What is asked: Exclude the pictures and reproduce the remaining data exactly as written.
--- Start ---
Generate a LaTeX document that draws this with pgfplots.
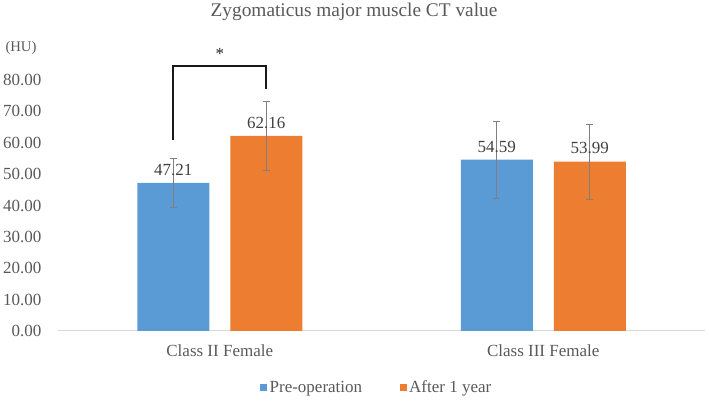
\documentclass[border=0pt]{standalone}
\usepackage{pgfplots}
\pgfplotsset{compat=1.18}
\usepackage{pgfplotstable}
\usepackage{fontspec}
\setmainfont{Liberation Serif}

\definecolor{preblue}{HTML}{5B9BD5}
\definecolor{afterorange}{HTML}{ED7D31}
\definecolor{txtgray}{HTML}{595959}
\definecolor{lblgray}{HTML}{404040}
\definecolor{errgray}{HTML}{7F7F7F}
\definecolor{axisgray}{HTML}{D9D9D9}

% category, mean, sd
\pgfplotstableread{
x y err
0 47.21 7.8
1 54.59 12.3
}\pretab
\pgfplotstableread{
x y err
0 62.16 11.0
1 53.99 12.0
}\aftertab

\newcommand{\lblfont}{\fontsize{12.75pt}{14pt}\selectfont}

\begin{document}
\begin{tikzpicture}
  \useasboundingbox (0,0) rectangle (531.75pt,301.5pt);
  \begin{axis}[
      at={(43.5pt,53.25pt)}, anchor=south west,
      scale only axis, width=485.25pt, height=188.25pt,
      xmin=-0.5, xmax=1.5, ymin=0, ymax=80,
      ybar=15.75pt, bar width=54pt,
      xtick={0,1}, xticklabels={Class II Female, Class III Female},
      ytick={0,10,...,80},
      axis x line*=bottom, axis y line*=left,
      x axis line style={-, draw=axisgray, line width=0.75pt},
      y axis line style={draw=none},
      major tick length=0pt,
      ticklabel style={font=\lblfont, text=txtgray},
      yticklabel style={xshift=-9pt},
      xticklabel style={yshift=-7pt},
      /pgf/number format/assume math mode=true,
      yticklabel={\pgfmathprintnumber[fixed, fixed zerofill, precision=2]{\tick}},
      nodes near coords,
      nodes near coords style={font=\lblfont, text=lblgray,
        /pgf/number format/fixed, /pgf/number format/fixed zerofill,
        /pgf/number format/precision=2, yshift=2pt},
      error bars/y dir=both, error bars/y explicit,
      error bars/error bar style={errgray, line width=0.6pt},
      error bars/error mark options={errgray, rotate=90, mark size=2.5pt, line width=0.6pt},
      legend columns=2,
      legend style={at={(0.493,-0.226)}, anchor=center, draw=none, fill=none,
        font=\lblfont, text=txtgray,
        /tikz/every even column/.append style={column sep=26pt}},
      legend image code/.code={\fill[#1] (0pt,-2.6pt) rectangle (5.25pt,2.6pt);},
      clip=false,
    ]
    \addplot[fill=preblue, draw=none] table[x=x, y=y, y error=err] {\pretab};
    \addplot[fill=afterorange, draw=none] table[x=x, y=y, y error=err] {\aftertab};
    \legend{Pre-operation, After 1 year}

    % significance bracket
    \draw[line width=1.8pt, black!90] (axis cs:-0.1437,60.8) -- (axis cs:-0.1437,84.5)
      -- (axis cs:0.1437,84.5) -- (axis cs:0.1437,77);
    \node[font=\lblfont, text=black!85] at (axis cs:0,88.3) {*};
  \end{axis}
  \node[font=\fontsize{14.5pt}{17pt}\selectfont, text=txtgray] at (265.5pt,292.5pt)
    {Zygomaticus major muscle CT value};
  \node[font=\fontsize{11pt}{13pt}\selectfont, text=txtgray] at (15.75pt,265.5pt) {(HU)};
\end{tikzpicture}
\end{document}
--- End ---
Full output:
Generate a LaTeX document that draws this with pgfplots.
\documentclass[border=0pt]{standalone}
\usepackage{pgfplots}
\pgfplotsset{compat=1.18}
\usepackage{pgfplotstable}
\usepackage{fontspec}
\setmainfont{Liberation Serif}

\definecolor{preblue}{HTML}{5B9BD5}
\definecolor{afterorange}{HTML}{ED7D31}
\definecolor{txtgray}{HTML}{595959}
\definecolor{lblgray}{HTML}{404040}
\definecolor{errgray}{HTML}{7F7F7F}
\definecolor{axisgray}{HTML}{D9D9D9}

% category, mean, sd
\pgfplotstableread{
x y err
0 47.21 7.8
1 54.59 12.3
}\pretab
\pgfplotstableread{
x y err
0 62.16 11.0
1 53.99 12.0
}\aftertab

\newcommand{\lblfont}{\fontsize{12.75pt}{14pt}\selectfont}

\begin{document}
\begin{tikzpicture}
  \useasboundingbox (0,0) rectangle (531.75pt,301.5pt);
  \begin{axis}[
      at={(43.5pt,53.25pt)}, anchor=south west,
      scale only axis, width=485.25pt, height=188.25pt,
      xmin=-0.5, xmax=1.5, ymin=0, ymax=80,
      ybar=15.75pt, bar width=54pt,
      xtick={0,1}, xticklabels={Class II Female, Class III Female},
      ytick={0,10,...,80},
      axis x line*=bottom, axis y line*=left,
      x axis line style={-, draw=axisgray, line width=0.75pt},
      y axis line style={draw=none},
      major tick length=0pt,
      ticklabel style={font=\lblfont, text=txtgray},
      yticklabel style={xshift=-9pt},
      xticklabel style={yshift=-7pt},
      /pgf/number format/assume math mode=true,
      yticklabel={\pgfmathprintnumber[fixed, fixed zerofill, precision=2]{\tick}},
      nodes near coords,
      nodes near coords style={font=\lblfont, text=lblgray,
        /pgf/number format/fixed, /pgf/number format/fixed zerofill,
        /pgf/number format/precision=2, yshift=2pt},
      error bars/y dir=both, error bars/y explicit,
      error bars/error bar style={errgray, line width=0.6pt},
      error bars/error mark options={errgray, rotate=90, mark size=2.5pt, line width=0.6pt},
      legend columns=2,
      legend style={at={(0.493,-0.226)}, anchor=center, draw=none, fill=none,
        font=\lblfont, text=txtgray,
        /tikz/every even column/.append style={column sep=26pt}},
      legend image code/.code={\fill[#1] (0pt,-2.6pt) rectangle (5.25pt,2.6pt);},
      clip=false,
    ]
    \addplot[fill=preblue, draw=none] table[x=x, y=y, y error=err] {\pretab};
    \addplot[fill=afterorange, draw=none] table[x=x, y=y, y error=err] {\aftertab};
    \legend{Pre-operation, After 1 year}

    % significance bracket
    \draw[line width=1.8pt, black!90] (axis cs:-0.1437,60.8) -- (axis cs:-0.1437,84.5)
      -- (axis cs:0.1437,84.5) -- (axis cs:0.1437,77);
    \node[font=\lblfont, text=black!85] at (axis cs:0,88.3) {*};
  \end{axis}
  \node[font=\fontsize{14.5pt}{17pt}\selectfont, text=txtgray] at (265.5pt,292.5pt)
    {Zygomaticus major muscle CT value};
  \node[font=\fontsize{11pt}{13pt}\selectfont, text=txtgray] at (15.75pt,265.5pt) {(HU)};
\end{tikzpicture}
\end{document}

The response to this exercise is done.